Activation Patching — AI Safety and Alignment (Chapter 11)

Activation patching (also known as causal mediation analysis or path patching) measures the causal effect of specific model components on outputs. By patching activations from a corrupted run into a clean run, you isolate which circuits carry harmful information.

Mechanics of Patching

def activation_patch_experiment(
    clean_tokens, corrupted_tokens, model, layer_idx, position_idx
):
    """Patch activations at a specific layer and position."""
    # Run clean and corrupted forward passes
    clean_logits = model(clean_tokens).logits
    corrupted_logits = model(corrupted_tokens).logits
    
    # Cache clean activations
    clean_cache = {}
    
    def patched_forward_hook(module, input, output):
        patched_output = list(output)
        if layer_idx in clean_cache:
            patched_output[0] = clean_cache[layer_idx]
        return tuple(patched_output)
    
    # Collect clean activations and patch at target layer
    def cache_hook(module, input, output):
        clean_cache[layer_idx] = output[0].detach().clone()
        return output
    
    handle1 = model.transformer.h[layer_idx].register_forward_hook(cache_hook)
    clean_result = model(clean_tokens)
    handle1.remove()
    
    # Patch corrupted run with clean activations
    handle2 = model.transformer.h[layer_idx].register_forward_hook(patched_forward_hook)
    patched_logits = model(corrupted_tokens).logits
    handle2.remove()
    
    return {
        'clean': clean_logits[0, -1],
        'corrupted': corrupted_logits[0, -1],
        'patched': patched_logits[0, -1]
    }

Interpreting Results

The difference between patched and corrupted logits reveals causal importance.
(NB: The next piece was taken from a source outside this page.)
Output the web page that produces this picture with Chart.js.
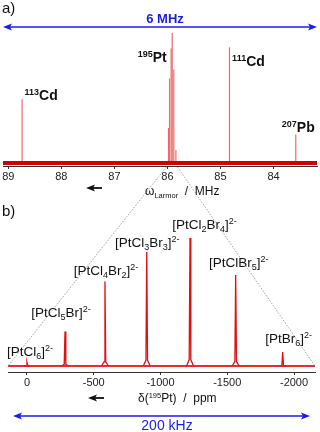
<!DOCTYPE html>
<html>
<head>
<meta charset="utf-8">
<script src="https://cdn.jsdelivr.net/npm/chart.js@4/dist/chart.umd.min.js"></script>
<style>
  html, body { margin: 0; padding: 0; background: #fff; }
  #wrap { position: relative; width: 320px; height: 432px; overflow: hidden;
          font-family: "Liberation Sans", Arial, sans-serif; color: #111; }
  canvas { position: absolute; left: 0; top: 0; }
  .lbl { position: absolute; white-space: nowrap; line-height: 1; z-index: 5; }
  .lbl sup, .lbl sub { line-height: 0; }
  .iso { font-weight: bold; font-size: 14px; }
  .iso sup { font-size: 9px; vertical-align: 5px; }
  .cpx { font-size: 13.5px; }
  .cpx sub { font-size: 9px; vertical-align: -3px; }
  .cpx sup { font-size: 9px; vertical-align: 5px; }
  .ttl { font-size: 12px; }
  .ttl sub { font-size: 7.5px; vertical-align: -3px; }
  .ttl sup { font-size: 7.5px; vertical-align: 4px; }
  .pan { font-size: 15px; }
</style>
</head>
<body>
<div id="wrap">
  <canvas id="chartA" width="320" height="200"></canvas>
  <canvas id="chartB" width="320" height="432"></canvas>
</div>
<script>
// a) espectro completo, frecuencia en MHz
const aRange = [83.18, 89.10];
const aTicks = [89, 88, 87, 86, 85, 84];
const aPeakMHz = [88.74, 85.98, 85.96, 85.93, 85.91, 85.88, 85.84, 84.83, 83.58];
const aPeakHeight = [49, 27, 65, 88, 100, 72, 10, 89, 22];
// etiquetas de isotopos (ancladas al pico que nombran)
const isoMass = ["113", "195", "111", "207"];
const isoSym = ["Cd", "Pt", "Cd", "Pb"];
const isoPeak = [0, 4, 7, 8];
// zona ampliada en b)
const zoomFrom = [86.02, 85.81];

// b) region del 195Pt, desplazamiento en ppm
const bRange = [-2157, 142];
const bTicks = [0, -500, -1000, -1500, -2000];
const bPeakPpm = [0, -285, -584, -897, -1221, -1563, -1915];
const bPeakHeight = [3, 27, 66, 89, 100, 71, 11];
const bNames = [
  "[PtCl<sub>6</sub>]<sup>2-</sup>",
  "[PtCl<sub>5</sub>Br]<sup>2-</sup>",
  "[PtCl<sub>4</sub>Br<sub>2</sub>]<sup>2-</sup>",
  "[PtCl<sub>3</sub>Br<sub>3</sub>]<sup>2-</sup>",
  "[PtCl<sub>2</sub>Br<sub>4</sub>]<sup>2-</sup>",
  "[PtClBr<sub>5</sub>]<sup>2-</sup>",
  "[PtBr<sub>6</sub>]<sup>2-</sup>"
];

const FONT = "'Liberation Sans', Arial, sans-serif";
const BLUE = "#1c1ce8";

// flecha horizontal con punta(s) rellenas
function arrow(ctx, x1, x2, y, color, width, both) {
  ctx.save();
  ctx.strokeStyle = color; ctx.fillStyle = color; ctx.lineWidth = width;
  ctx.beginPath(); ctx.moveTo(x1 + 5, y); ctx.lineTo(both ? x2 - 5 : x2, y); ctx.stroke();
  ctx.beginPath();
  ctx.moveTo(x1, y); ctx.lineTo(x1 + 9, y - 3.5); ctx.lineTo(x1 + 7, y); ctx.lineTo(x1 + 9, y + 3.5);
  ctx.closePath(); ctx.fill();
  if (both) {
    ctx.beginPath();
    ctx.moveTo(x2, y); ctx.lineTo(x2 - 9, y - 3.5); ctx.lineTo(x2 - 7, y); ctx.lineTo(x2 - 9, y + 3.5);
    ctx.closePath(); ctx.fill();
  }
  ctx.restore();
}

function xAxis(range, ticks, fmt) {
  return {
    type: "linear", reverse: true, min: range[0], max: range[1],
    afterBuildTicks: s => { s.ticks = ticks.map(v => ({ value: v })); },
    afterFit: s => { s.height = 16; },
    grid: { drawOnChartArea: false, drawTicks: true, tickLength: 3, color: "#333" },
    border: { color: "#333", width: 1 },
    ticks: { color: "#222", padding: 1, maxRotation: 0, autoSkip: false,
             font: { family: FONT, size: 11 }, callback: fmt }
  };
}

// ---------- a) ----------
const aSets = aPeakMHz.map((f, i) => ({
  data: [{ x: f, y: 0 }, { x: f, y: aPeakHeight[i] }],
  showLine: true, borderColor: "#ee6a6a", borderWidth: 1.2, pointRadius: 0
}));
aSets.unshift({
  data: [{ x: aRange[1], y: 0 }, { x: aRange[0], y: 0 }],
  showLine: true, borderColor: "#d20000", borderWidth: 4, pointRadius: 0
});

const plotA = {
  id: "decoA",
  afterDraw(chart) {
    const a = chart.chartArea;
    arrow(chart.ctx, a.left, a.right, 27, BLUE, 1.6, true);
    arrow(chart.ctx, a.left + 83, a.left + 99, 188, "#111", 1.8, false);
  }
};

const chartA = new Chart(document.getElementById("chartA"), {
  type: "scatter",
  data: { datasets: aSets },
  options: {
    responsive: false, animation: false, devicePixelRatio: 1,
    layout: { padding: { top: 30, left: 3, right: 3, bottom: 18 } },
    plugins: { legend: { display: false }, tooltip: { enabled: false } },
    scales: {
      x: xAxis(aRange, aTicks, v => String(v)),
      y: { display: false, min: -2.31, max: 102.3 }
    }
  },
  plugins: [plotA]
});

// ---------- b) ----------
const bSets = bPeakPpm.map((p, i) => {
  const h = bPeakHeight[i], foot = h * 0.05;
  return {
    data: [{ x: p + 26, y: 0 }, { x: p + 6, y: foot }, { x: p, y: h },
           { x: p - 6, y: foot }, { x: p - 26, y: 0 }],
    showLine: true, borderColor: "#e01010", borderWidth: 1.3, pointRadius: 0
  };
});
bSets.unshift({
  data: [{ x: bRange[1], y: 0 }, { x: bRange[0], y: 0 }],
  showLine: true, borderColor: "rgba(226,24,24,0.9)", borderWidth: 2.2, pointRadius: 0
});

const plotB = {
  id: "decoB",
  afterDraw(chart) {
    const ctx = chart.ctx, a = chart.chartArea;
    const xa = chartA.scales.x, yBase = chart.scales.y.getPixelForValue(0);
    const top = chartA.chartArea.bottom + 1;
    ctx.save();
    ctx.strokeStyle = "#8c8c8c"; ctx.lineWidth = 0.8; ctx.setLineDash([1.5, 1.5]);
    ctx.beginPath();
    ctx.moveTo(xa.getPixelForValue(zoomFrom[0]), top); ctx.lineTo(a.left, yBase);
    ctx.moveTo(xa.getPixelForValue(zoomFrom[1]), top); ctx.lineTo(a.right, yBase);
    ctx.stroke();
    ctx.restore();
    arrow(ctx, a.left + 5, a.right - 5, 416, BLUE, 1.6, true);
    arrow(ctx, a.left + 80, a.left + 96, 398, "#111", 1.8, false);
  }
};

const chartB = new Chart(document.getElementById("chartB"), {
  type: "scatter",
  data: { datasets: bSets },
  options: {
    responsive: false, animation: false, devicePixelRatio: 1,
    layout: { padding: { top: 200, left: 8, right: 5, bottom: 44 } },
    plugins: { legend: { display: false }, tooltip: { enabled: false } },
    scales: {
      x: xAxis(bRange, bTicks, v => String(v)),
      y: { display: false, min: -4.69, max: 129.7 }
    }
  },
  plugins: [plotB]
});

// ---------- textos ----------
const wrap = document.getElementById("wrap");
function place(html, cls, x, y, anchor, style) {
  const d = document.createElement("div");
  d.className = "lbl " + cls;
  d.innerHTML = html;
  d.style.left = x + "px"; d.style.top = y + "px";
  d.style.transform = anchor === "l" ? "translateY(-50%)" : "translate(-50%,-50%)";
  if (style) Object.assign(d.style, style);
  wrap.appendChild(d);
}

place("a)", "pan", 2, 7, "l");
place("b)", "pan", 2, 210, "l");
place("6 MHz", "", 165, 18, "c", { color: BLUE, fontWeight: "bold", fontSize: "13px" });
place("200 kHz", "", 167, 425, "c", { color: BLUE, fontSize: "14px" });
place("ω<sub>Larmor</sub>&nbsp; / &nbsp;MHz", "ttl", 145, 191, "l");
place("δ(<sup>195</sup>Pt) &nbsp;/ &nbsp;ppm", "ttl", 138, 398, "l");

// isotopos: desplazamiento del centro de la etiqueta respecto a la punta del pico
const isoOff = [[19, -4], [-20, 24.5], [19, 13.5], [2.5, -7.5]];
isoPeak.forEach((k, i) => {
  const px = chartA.scales.x.getPixelForValue(aPeakMHz[k]);
  const py = chartA.scales.y.getPixelForValue(aPeakHeight[k]);
  place("<sup>" + isoMass[i] + "</sup>" + isoSym[i], "iso", px + isoOff[i][0], py + isoOff[i][1], "c");
});

// complejos de Pt en b)
const cpxOff = [[3, -10], [-4, -18], [1, -11], [0.5, -9], [14.5, -13], [3, -12], [6, -13]];
bPeakPpm.forEach((p, i) => {
  const px = chartB.scales.x.getPixelForValue(p);
  const py = chartB.scales.y.getPixelForValue(bPeakHeight[i]);
  place(bNames[i], "cpx", px + cpxOff[i][0], py + cpxOff[i][1], "c");
});
</script>
</body>
</html>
A large difference indicates the patched location is part of the harmful computation circuit.

Local verification checkpoint

Run the smallest example from this chapter in a local workspace and record the package version, runtime, data path, and observed output. If the result depends on model size, vector count, CPU/GPU backend, or available memory, note that constraint beside the exercise so the lesson remains reproducible.